The Flu

Kim Sung-su

BY Scott A. GrayPublished Aug 29, 2013

4
It finally happened: South Korea has made its own Roland Emmerich-style, epic disaster movie. While many of his countrymen display an aptitude for finding a caustic bent in familiar formulas, Kim Sung-su is perfectly content to play for the cheap seats.

The director of Musa the Warrior has built a broad crowd-pleaser that taps into a very specific cultural fear. Here's how you know a country takes airborne illnesses extremely seriously: contrary to customary caveats, The Flu commences with the disclaimer: "This film is not based on real life events." Clearly, a viral epidemic is not to be joked about in the land of a thousand vengeance films.

Though it shares superficial subject matter with Contagion, this amiable four-quadrant lob from Korea's burgeoning blockbuster factory has little else in common with Soderbergh's clever clinical thriller, hewing closer to the highly destructive event films of the aforementioned duke of blow-'em-up-but-save-the-dog bombast.

To appease the multiplex deities, any humanity-threatening entertainment offering must come with some form of romantic entanglement. Eager to adhere, The Flu (after establishing that shipping sick people in cargo containers is bad) wastes no time setting up a knight in shining armour scenario, only now we've come far enough (in many countries, at least) that the damsel in distress is a top scientist at the CDC charged with saving millions. However, she still needs the help of a good man and our tenacious doctor's precocious daughter is on hand to fill the helpless female role.

Our self-sacrificing prince appears in the form of Ji-goo, a charming rescue worker who falls for a lady he frees from a dangerous car wreck. In an effort to score a date, he retrieves her possessions afterhours and ends up meeting his infatuation's daughter. When the virus brought over by a metal container full of (now deceased) illegal immigrants begins to spread so rapidly that the city's infrastructure is destabilized within hours, Ji-goo takes it upon himself to keep the little girl safe and reunite her with her mommy.

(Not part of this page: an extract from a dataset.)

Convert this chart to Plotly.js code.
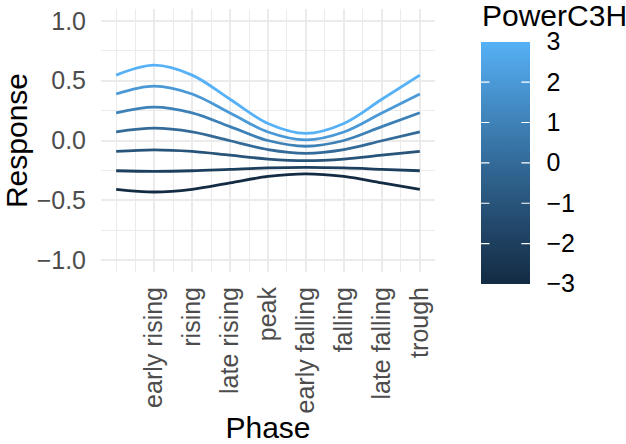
<!DOCTYPE html>
<html>
<head>
<meta charset="utf-8">
<script src="https://cdn.plot.ly/plotly-3.0.1.min.js"></script>
<style>html,body{margin:0;padding:0;background:#fff;}#chart{width:626px;height:444px;}</style>
</head>
<body>
<div id="chart"></div>
<script>
// ---- data ----
const phaseLabels = ["early rising", "rising", "late rising", "peak", "early falling", "falling", "late falling", "trough"];
const phaseTicks = [1, 2, 3, 4, 5, 6, 7, 8];
const phaseX = [0, 1, 2, 3, 4, 5, 6, 7, 8];
const powerLevels = [-3, -2, -1, 0, 1, 2, 3];
const respPowerM3 = [-0.409, -0.431, -0.409, -0.355, -0.301, -0.279, -0.301, -0.355, -0.409];
const respPowerM2 = [-0.253, -0.258, -0.253, -0.241, -0.229, -0.224, -0.229, -0.241, -0.253];
const respPowerM1 = [-0.091, -0.078, -0.091, -0.123, -0.155, -0.168, -0.155, -0.123, -0.091];
const respPower0  = [0.072, 0.103, 0.072, -0.002, -0.076, -0.107, -0.076, -0.002, 0.072];
const respPower1  = [0.232, 0.280, 0.232, 0.116, 0.000, -0.048, 0.000, 0.116, 0.232];
const respPower2  = [0.389, 0.455, 0.389, 0.230, 0.071, 0.005, 0.071, 0.230, 0.389];
const respPower3  = [0.547, 0.630, 0.547, 0.345, 0.143, 0.060, 0.143, 0.345, 0.547];
const responses = [respPowerM3, respPowerM2, respPowerM1, respPower0, respPower1, respPower2, respPower3];
const yTicks = [-1, -0.5, 0, 0.5, 1];
const yMinor = [-0.75, -0.25, 0.25, 0.75];
const xMinor = [0, 0.5, 1.5, 2.5, 3.5, 4.5, 5.5, 6.5, 7.5];
const cbTicks = [-3, -2, -1, 0, 1, 2, 3];

// ---- colour helpers (Lab gradient like ggplot) ----
const LOW = "#132B43", HIGH = "#56B1F7";
function hex2rgb(h){return [parseInt(h.slice(1,3),16),parseInt(h.slice(3,5),16),parseInt(h.slice(5,7),16)];}
function lin(c){c/=255;return c<=0.04045?c/12.92:Math.pow((c+0.055)/1.055,2.4);}
function unlin(c){c=c<=0.0031308?12.92*c:1.055*Math.pow(c,1/2.4)-0.055;return Math.max(0,Math.min(255,Math.round(c*255)));}
const Xn=0.95047,Yn=1.0,Zn=1.08883;
function f(t){return t>0.008856?Math.cbrt(t):7.787*t+16/116;}
function finv(t){return t>0.206893?t*t*t:(t-16/116)/7.787;}
function rgb2lab(rgb){const [r,g,b]=rgb.map(lin);
  const X=r*0.4124+g*0.3576+b*0.1805,Y=r*0.2126+g*0.7152+b*0.0722,Z=r*0.0193+g*0.1192+b*0.9505;
  const fx=f(X/Xn),fy=f(Y/Yn),fz=f(Z/Zn);return [116*fy-16,500*(fx-fy),200*(fy-fz)];}
function lab2rgb(lab){const fy=(lab[0]+16)/116,fx=fy+lab[1]/500,fz=fy-lab[2]/200;
  const X=Xn*finv(fx),Y=Yn*finv(fy),Z=Zn*finv(fz);
  const r=X*3.2406+Y*-1.5372+Z*-0.4986,g=X*-0.9689+Y*1.8758+Z*0.0415,b=X*0.0557+Y*-0.2040+Z*1.0570;
  return "rgb("+[r,g,b].map(unlin).join(",")+")";}
const labLo=rgb2lab(hex2rgb(LOW)),labHi=rgb2lab(hex2rgb(HIGH));
function grad(t){return lab2rgb([0,1,2].map(i=>labLo[i]+(labHi[i]-labLo[i])*t));}
const scale=[];for(let i=0;i<=20;i++){scale.push([i/20,grad(i/20)]);}

// ---- geometry ----
const W=626,H=444,L=100.5,R=191,T=9.3,B=172;
const cbLeft=481,cbThick=49,cbTop=42,cbLen=242;
const pw=W-L-R,ph=H-T-B;

const traces = responses.map((ys,i)=>({
  type:"scatter",mode:"lines",x:phaseX,y:ys,
  line:{color:grad((powerLevels[i]+3)/6),width:2.8,shape:"spline",smoothing:1},
  hoverinfo:"skip",showlegend:false
}));
traces.push({
  type:"scatter",mode:"markers",x:[phaseX[0],phaseX[0]],y:[respPowerM3[0],respPowerM3[0]],
  hoverinfo:"skip",showlegend:false,
  marker:{size:0.1,opacity:0,color:[powerLevels[0],powerLevels[powerLevels.length-1]],cmin:-3,cmax:3,colorscale:scale,showscale:true,
    colorbar:{
      thickness:cbThick,thicknessmode:"pixels",len:cbLen,lenmode:"pixels",
      x:cbLeft/W,xref:"container",xanchor:"left",xpad:0,
      y:(H-B-cbTop)/ph,yref:"paper",yanchor:"top",ypad:0,
      outlinewidth:0,tickmode:"array",tickvals:cbTicks,ticktext:cbTicks.map(v=>v<0?"\u2212"+(-v):String(v)),
      ticks:"outside",ticklen:12,tickcolor:"rgba(0,0,0,0)",
      tickfont:{family:"Liberation Sans",size:25,color:"#000"}}}
});

// white colorbar tick marks on both sides, as arrow-only annotations (drawn above the colorbar)
const annotations=[];
cbTicks.slice(1,-1).forEach(v=>{
  const py=cbTop+cbLen*(3-v)/6;
  const yp=(H-B-py)/ph;
  [[cbLeft,10],[cbLeft+cbThick,-10]].forEach(([tip,ax])=>{
    annotations.push({xref:"paper",yref:"paper",x:(tip-L)/pw,y:yp,text:"",showarrow:true,arrowhead:0,
      ax:ax,ay:0,axref:"pixel",ayref:"pixel",arrowwidth:1.2,arrowcolor:"#fff",standoff:0,startstandoff:0});
  });
});
annotations.push({text:"PowerC3H",xref:"paper",yref:"paper",x:(cbLeft-L)/pw,y:(H-B-15.5)/ph,xanchor:"left",yanchor:"middle",
    height:25,valign:"middle",showarrow:false,borderpad:0,font:{family:"Liberation Sans",size:30,color:"#000"}});

const layout={
  width:W,height:H,margin:{l:L,r:R,t:T,b:B,pad:0},
  paper_bgcolor:"#fff",plot_bgcolor:"#fff",showlegend:false,
  font:{family:"Liberation Sans",color:"#000"},
  xaxis:{range:[-0.4,8.4],tickmode:"array",tickvals:phaseTicks,ticktext:phaseLabels,tickangle:-90,
    tickfont:{family:"Liberation Sans",size:25,color:"#4D4D4D"},ticks:"",ticklabelstandoff:9,
    showgrid:true,gridcolor:"#EBEBEB",gridwidth:2,zeroline:false,showline:false,
    minor:{tickmode:"array",tickvals:xMinor,showgrid:true,gridcolor:"#EBEBEB",gridwidth:1,ticks:""},
    title:{text:"Phase",font:{family:"Liberation Sans",size:30,color:"#000"},standoff:10}},
  yaxis:{range:[-1.1,1.1],tickmode:"array",tickvals:yTicks,tickformat:".1f",
    tickfont:{family:"Liberation Sans",size:25,color:"#4D4D4D"},ticks:"",ticklabelstandoff:14,
    showgrid:true,gridcolor:"#EBEBEB",gridwidth:2,zeroline:false,showline:false,
    minor:{tickmode:"array",tickvals:yMinor,showgrid:true,gridcolor:"#EBEBEB",gridwidth:1,ticks:""},
    title:{text:"Response",font:{family:"Liberation Sans",size:30,color:"#000"},standoff:12}},
  annotations:annotations
};
Plotly.newPlot("chart",traces,layout,{staticPlot:true,displayModeBar:false});
</script>
</body>
</html>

To facilitate the obligatory happy ending, by means of an antivirus, there's a survivor immune to the quick-killing flu. The search for this little boy jockeys for time with scenes of Ji-goo and the girl, her mother, the other CDC doctors, the gangsters responsible for the human trafficking and, eventually, a panel of government officials and a somewhat sinister UN representative from the U.S.

It's hard to care about all of these characters at once, especially when the focus is so clearly on the romance angle — the politicians are merely present to brashly magnify the film's blatant government distrust and damnation of bureaucracy while inserting a side-agenda of sneaky patriotic chest-thumping. Being a South Korean production, The Flu is a little harsher than the American peers it's emulating and is more concerned with getting its medical faux-facts straight and political anxieties to the forefront.

This means that the regular nipple-chaffing sympathy-milking (we're hardwired as a species to respond to a little girl crying for her mother) and irrational dramatic gestures, not to mention conveniences, are broken up with a little barbed wire wrestling, graphic blood puking and the demonization of most authority figures, as well as their unquestioning servants, as callous death merchants.

Comprised of these components, The Flu is often unbearably saccharine, but coasts by on the charm and dedication of its cast. The result is so moderately proficient that it's almost a shame Emmerich's hilarious naivety and massive budget weren't in the mix — those special effects are pretty spotty and the movie could use a few more laughs.